On Ftrace, kprobes, tracepoints

Posted on Wed 09 August 2017 in Performance

Note: This is going to start more as a brain-dump and over a period of time, I am going to iterate over this, till it comes in some consumable form.

Most of the Linux dynamic tracing is built around the core support in kernel called Ftrace, this started as a function trace sub-system, but is considerably more involved now. All the major tools like LTTng, SystemTap or the more recent BCC make use of this infrastructure and then build upon it. In fact some of the kernel developments like kprobes and uprobes were developed in SystemTap project.

Found a good presentation, that provides a historical perspective of how many of these projects are started. I have also created a clipboard, that give a timeline of Linux tracing and evolution of BPF support.
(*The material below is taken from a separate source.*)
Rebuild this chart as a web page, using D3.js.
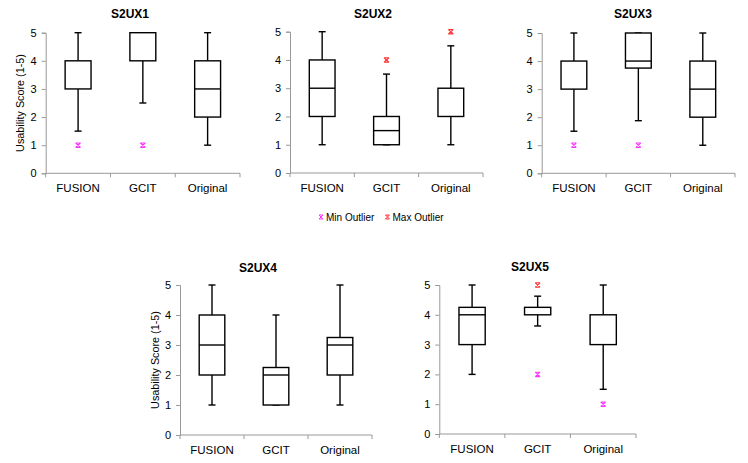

This helped me understand why some of the utilities in bcc won't run on my Ubuntu 16.04 system.

Arguably one of the best (if not the best) resource about Linux tracing is Brendan Gregg's Blog.

Coming back to specifics - it is possible to 'trace' following -

A vast majority of kernel functions - those available inside /sys/kernel/debug/tracing/available_filter_functions. (This assumes you have mounted the tracefs in more recent kernels (and debugfs in slightly older kernels) on the /sys/kernel/debug/tracing path. It's possible to trace only a subset of those functions or functions belonging to a particular subsystem like say net etc. Kernel's documentation is a good starting point inside `Documentation/trace/ftrace.txt' and a few other files.
kprobes provided a mechanism to trace both entry and exit of a function. However the mechanism to do this was slightly involved, in the absence of integration with ftrace mechanism (basically a similar mechanism to trace functions above). However with ftrace support for kprobes, this has become very useful.
In addition there are a number of tracepoints defined in various subsystems. But it's not quite clear to me - which are the use cases where it would make sense to use this mechanims as opposed to one of the above, which seem to be very flexible.
perf events (not fully understood yet).
Userspace probing (not fully understood it yet).

The recent eBPF has made tracing a lot more interesting. What eBPF essentially allows is adding a code from Userspace to the kernel at the runtime, that can be interfaced with the above ftrace mechanism. bcc pointed above, has developed a lot of useful tools using this mechanism.

I will keep updating this article as we go along.